Cinnamon is a spice obtained from the inner bark of several tree species from the genus Cinnamomum. Cinnamon is used mainly as an aromatic condiment and flavouring additive in a wide variety of cuisines, sweet and savoury dishes, breakfast cereals, snackfoods, tea and traditional foods. The aroma and flavour of cinnamon derive from its essential oil and principal component, cinnamaldehyde, as well as numerous other constituents, including eugenol.
Cinnamon has been known from remote antiquity. It was imported to Egypt as early as 2000 BC, but those who reported that it had come from China had confused it with cinnamon cassia, a related species. Cinnamon was so highly prized among ancient nations that it was regarded as a gift fit for monarchs and even for a deity; a fine inscription records the gift of cinnamon and cassia to the temple of Apollo at Miletus. Its source was kept mysterious in the Mediterranean world for centuries by those in the spice trade to protect their monopoly as suppliers. Cinnamomum verum, which translates as 'true cinnamon', is native to India, Sri Lanka, Bangladesh, and Myanmar. Cinnamomum cassia (cassia) is native to China. Related species, all harvested and sold in the modern era as cinnamon, are native to Vietnam, Indonesia and other southeast Asian countries with warm climates.
According to Pliny the Elder, a Roman pound (327 grams (11.5 oz)) of cassia, cinnamon, or serichatum cost up to 1500 denarii, the wage of fifty months' labour. Diocletian's Edict on Maximum Prices from 301 AD gives a price of 125 denarii for a pound of cassia, while an agricultural labourer earned 25 denarii per day. Cinnamon was too expensive to be commonly used on funeral pyres in Rome, but the Emperor Nero is said to have burned a year's worth of the city's supply at the funeral for his wife Poppaea Sabina in AD 65.

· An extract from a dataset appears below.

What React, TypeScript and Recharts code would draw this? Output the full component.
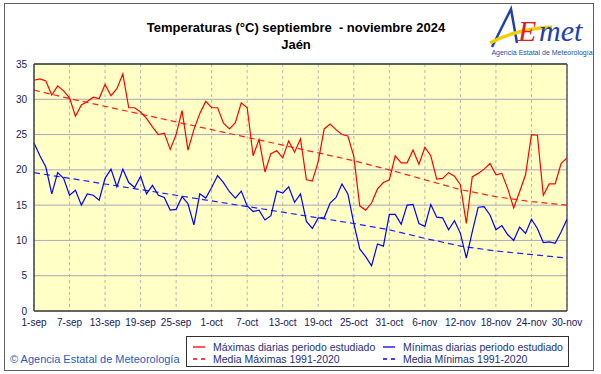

Indonesian rafts transported cinnamon directly from the Moluccas to East Africa (see also Rhapta), where local traders then carried it north to Alexandria in Egypt. Venetian traders from Italy held a monopoly on the spice trade in Europe, distributing cinnamon from Alexandria. The disruption of this trade by the rise of other Mediterranean powers, such as the Mamluk sultans and the Ottoman Empire, was one of many factors that led Europeans to search more widely for other routes to Asia.

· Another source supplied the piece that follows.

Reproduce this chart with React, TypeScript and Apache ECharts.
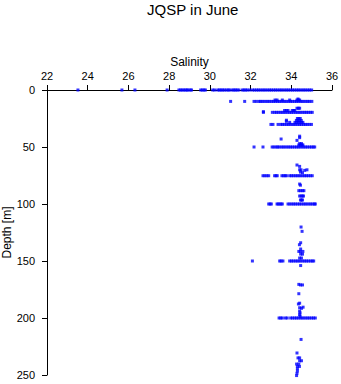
import React, { useEffect, useRef } from "react";
import * as echarts from "echarts";

// Horizontal sampling rows: depth of each row and the salinities read along it
const rowDepths = [0, 10, 19.6, 30.2, 50, 75.2, 100, 150, 200];

const sal0 = [23.52, 25.68, 26.32, 27.9, 28.48, 28.56, 28.64, 28.72, 28.8, 28.88, 28.93, 29.04, 29.1,
  29.55, 29.63, 29.71, 29.78, 30.14, 30.24, 30.39, 30.47, 30.55, 30.63, 30.71, 30.81, 30.9, 30.97,
  31.1, 31.18, 31.26, 31.34, 31.43, 31.6, 31.68, 31.76, 31.84, 31.96,
  32.1, 32.19, 32.29, 32.38, 32.47, 32.57, 32.66, 32.75, 32.85, 32.94, 33.03, 33.13, 33.22, 33.31,
  33.41, 33.5, 33.59, 33.69, 33.78, 33.87, 33.97, 34.06, 34.15, 34.25, 34.34, 34.43, 34.53, 34.62,
  34.71, 34.81, 34.9, 35.0];
const sal10 = [31.02, 31.71, 32.17, 32.28, 32.41, 32.48, 32.57, 32.66, 32.76, 32.85, 32.94, 33.04,
  33.13, 33.22, 33.32, 33.41, 33.5, 33.6, 33.69, 33.78, 33.88, 33.97, 34.06, 34.16, 34.25, 34.34,
  34.44, 34.53, 34.62, 34.72, 34.81, 34.9, 35.01];
const sal20 = [32.63, 33.07, 33.18, 33.27, 33.36, 33.46, 33.55, 33.64, 33.73, 33.83, 33.92, 34.01,
  34.1, 34.2, 34.29, 34.38, 34.47, 34.57, 34.66, 34.75, 34.84, 34.94, 35.03];
const sal30 = [33.0, 33.1, 33.35, 33.48, 33.57, 33.66, 33.76, 33.85, 33.94, 34.04, 34.13, 34.22,
  34.32, 34.41, 34.5, 34.6, 34.69, 34.78, 34.88, 34.99];
const sal50 = [32.17, 32.61, 33.06, 33.15, 33.25, 33.33, 33.4, 33.51, 33.6, 33.69, 33.79, 33.88,
  33.97, 34.06, 34.16, 34.25, 34.34, 34.43, 34.53, 34.62, 34.71, 34.8, 34.9, 34.99, 35.08, 35.15];
const sal75 = [32.61, 32.7, 32.8, 32.89, 33.18, 33.25, 33.31, 33.54, 33.62, 33.7, 33.76, 33.92,
  34.01, 34.1, 34.2, 34.29, 34.38, 34.47, 34.57, 34.66, 34.75, 34.84, 34.94, 35.03];
const sal100 = [32.89, 32.96, 33.02, 33.3, 33.36, 33.44, 33.5, 33.56, 33.84, 33.93, 34.03, 34.12,
  34.21, 34.31, 34.4, 34.49, 34.59, 34.68, 34.77, 34.87, 34.96, 35.05, 35.14, 35.18];
const sal150 = [32.09, 33.43, 33.5, 33.59, 33.92, 34.01, 34.1, 34.2, 34.29, 34.38, 34.47, 34.57,
  34.66, 34.75, 34.84, 34.94, 35.03, 35.1];
const sal200 = [33.4, 33.48, 33.56, 33.71, 33.8, 33.97, 34.06, 34.16, 34.25, 34.34, 34.44, 34.53,
  34.62, 34.72, 34.81, 34.9, 35.0, 35.09, 35.18];
const rowSalinities = [sal0, sal10, sal20, sal30, sal50, sal75, sal100, sal150, sal200];

// Scattered profile points between the rows
const profileSal = [33.2, 33.3, 33.56, 33.92, 34.28, 34.35, 34.41, 34.33,
  32.63, 33.67, 33.76, 33.84, 34.05, 34.12, 34.17, 34.28, 34.35, 34.41,
  33.92, 34.18, 34.26, 34.34, 34.42, 34.5, 34.57, 34.25, 34.33, 34.41, 34.49, 34.3, 34.37, 34.44, 33.76, 33.76,
  33.5, 34.28, 34.41, 34.41,
  34.37, 34.45, 34.52, 34.57, 34.41, 34.5,
  34.28, 34.41, 34.41, 34.48, 34.77, 34.66, 34.45, 34.55,
  34.41, 34.45, 34.37, 34.45, 34.55, 34.62, 34.41, 34.48, 34.55, 34.6, 34.45, 34.5, 34.55,
  34.48, 34.53, 34.46, 34.4, 34.46, 34.37, 34.45, 34.57, 34.46, 34.55, 34.41, 34.5,
  34.46, 34.37, 34.45, 34.55, 34.37, 34.35, 34.41, 34.41, 34.5, 34.58, 34.41, 34.43, 34.41, 34.43,
  34.48, 34.28, 34.33, 34.41, 34.41, 34.5, 34.26, 34.37, 34.3, 34.4, 34.3, 34.3, 34.28, 34.26];
const profileDepth = [8.8, 8.8, 8.8, 8.8, 8.8, 8.8, 8.8, 7.9,
  19, 18, 18, 18, 18, 18, 18, 16, 16, 16,
  28.4, 28.4, 28.4, 28.4, 28.4, 28.4, 28.4, 26.7, 26.7, 26.7, 26.7, 25, 25, 25, 27.5, 26.5,
  43, 44.2, 40.5, 41.8,
  48.2, 48.2, 48.2, 48.2, 47, 47,
  65.8, 67, 70, 70, 70, 70.5, 72, 72.5,
  82.5, 83.5, 88.3, 88.3, 88.3, 88.3, 93, 93, 93, 93, 96.5, 96.5, 96.5,
  120.2, 124, 134, 135.7, 139.5, 141.6, 141.6, 141.6, 143.9, 144, 147.4, 147.4,
  154, 170.5, 171, 171, 178.7, 187.7, 187, 191, 191.5, 190.5, 194, 195.5, 197, 198.5,
  218.8, 230.7, 235, 235, 237.5, 237.5, 240.4, 240.4, 242.5, 242.5, 244.5, 246.5, 248.5, 250.5];

const xTicks = { min: 22, max: 36, interval: 2 };
const yTicks = { min: 0, max: 250, interval: 50 };

const FONT = "'Liberation Sans', Arial, sans-serif";

export default function App() {
  const ref = useRef<HTMLDivElement>(null);
  useEffect(() => {
    if (!ref.current) return;
    const chart = echarts.init(ref.current, undefined, { renderer: "svg" });
    const data: number[][] = [];
    rowDepths.forEach((d, i) => rowSalinities[i].forEach((s) => data.push([s, d])));
    profileSal.forEach((s, i) => data.push([s, profileDepth[i]]));
    chart.setOption({
      animation: false,
      backgroundColor: "#ffffff",
      title: {
        text: "JQSP in June",
        left: 142,
        top: -3,
        textStyle: { fontFamily: FONT, fontSize: 15, fontWeight: "normal", color: "#000" },
      },
      grid: { left: 47, top: 90, right: 9, bottom: 9, containLabel: false, outerBoundsMode: "none" },
      xAxis: {
        type: "value",
        position: "top",
        min: xTicks.min,
        max: xTicks.max,
        interval: xTicks.interval,
        name: "Salinity",
        nameLocation: "middle",
        nameGap: 22,
        nameMoveOverlap: false,
        nameTextStyle: { fontFamily: FONT, fontSize: 12, color: "#000" },
        axisLine: { show: true, onZero: false, lineStyle: { color: "#000", width: 1 } },
        axisTick: { show: true, inside: false, length: 5, lineStyle: { color: "#000" } },
        axisLabel: { fontFamily: FONT, fontSize: 11, color: "#000", margin: 9 },
        splitLine: { show: false },
      },
      yAxis: {
        type: "value",
        inverse: true,
        min: yTicks.min,
        max: yTicks.max,
        interval: yTicks.interval,
        name: "Depth [m]",
        nameLocation: "middle",
        nameGap: 34,
        nameMoveOverlap: false,
        nameTextStyle: { fontFamily: FONT, fontSize: 12, color: "#000" },
        axisLine: { show: true, onZero: false, lineStyle: { color: "#000", width: 1 } },
        axisTick: { show: true, inside: false, length: 5, lineStyle: { color: "#000" } },
        axisLabel: { fontFamily: FONT, fontSize: 11, color: "#000", margin: 12 },
        splitLine: { show: false },
      },
      series: [
        {
          type: "scatter",
          data,
          symbol: "rect",
          symbolSize: 3,
          itemStyle: { color: "#0000ff" },
          z: 5,
          clip: false,
        },
      ],
    });
    return () => chart.dispose();
  }, []);
  return (
    <div
      ref={ref}
      style={{ position: "fixed", left: 0, top: 0, width: 341, height: 384, background: "#fff" }}
    />
  );
}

Cinnamon is an evergreen tree characterized by oval-shaped leaves, thick bark, and a berry fruit. When harvesting the spice, the bark and leaves are the primary parts of the plant used. Cinnamon is cultivated by growing the tree for two years, then coppicing it, i.e., cutting the stems at ground level. The following year, about a dozen new shoots form from the roots, replacing those that were cut. A number of pests such as Colletotrichum gloeosporioides, Diplodia spp., and Phytophthora cinnamomi (stripe canker) can affect the growing plants.
The barks of the species are easily distinguished when whole, both in macroscopic and microscopic characteristics. Ceylon cinnamon sticks (quills) have many thin layers and can easily be made into powder using a coffee or spice grinder, whereas cassia sticks are much harder. Indonesian cinnamon is often sold in neat quills made up of one thick layer, capable of damaging a spice or coffee grinder. Saigon cinnamon (C. loureiroi) and Chinese cinnamon (C. cassia) are always sold as broken pieces of thick bark, as the bark is not supple enough to be rolled into quills.
Ground cinnamon is composed of around 11% water, 81% carbohydrates (including 53% dietary fiber), 4% protein, and 1% fat (table). In a 100 gram reference amount, ground cinnamon is a rich source of calcium (100% of the Daily Value, DV), iron (64% DV), and vitamin K (30% DV).
Reviews of clinical trials reported lowering of fasting plasma glucose and inconsistent effects on hemoglobin A1C (HbA1c, an indicator of chronically elevated plasma glucose). Four of the reviews reported a decrease in fasting plasma glucose, only two reported lower HbA1c, and one reported no change to either measure. The Cochrane review noted that trial durations were limited to 4 to 16 weeks, and that no trials reported on changes to quality of life, morbidity or mortality rate. The Cochrane authors' conclusion was: "There is insufficient evidence to support the use of cinnamon for type 1 or type 2 diabetes mellitus." Citing the Cochrane review, the U.S. National Center for Complementary and Integrative Health stated: "Studies done in people donít support using cinnamon for any health condition."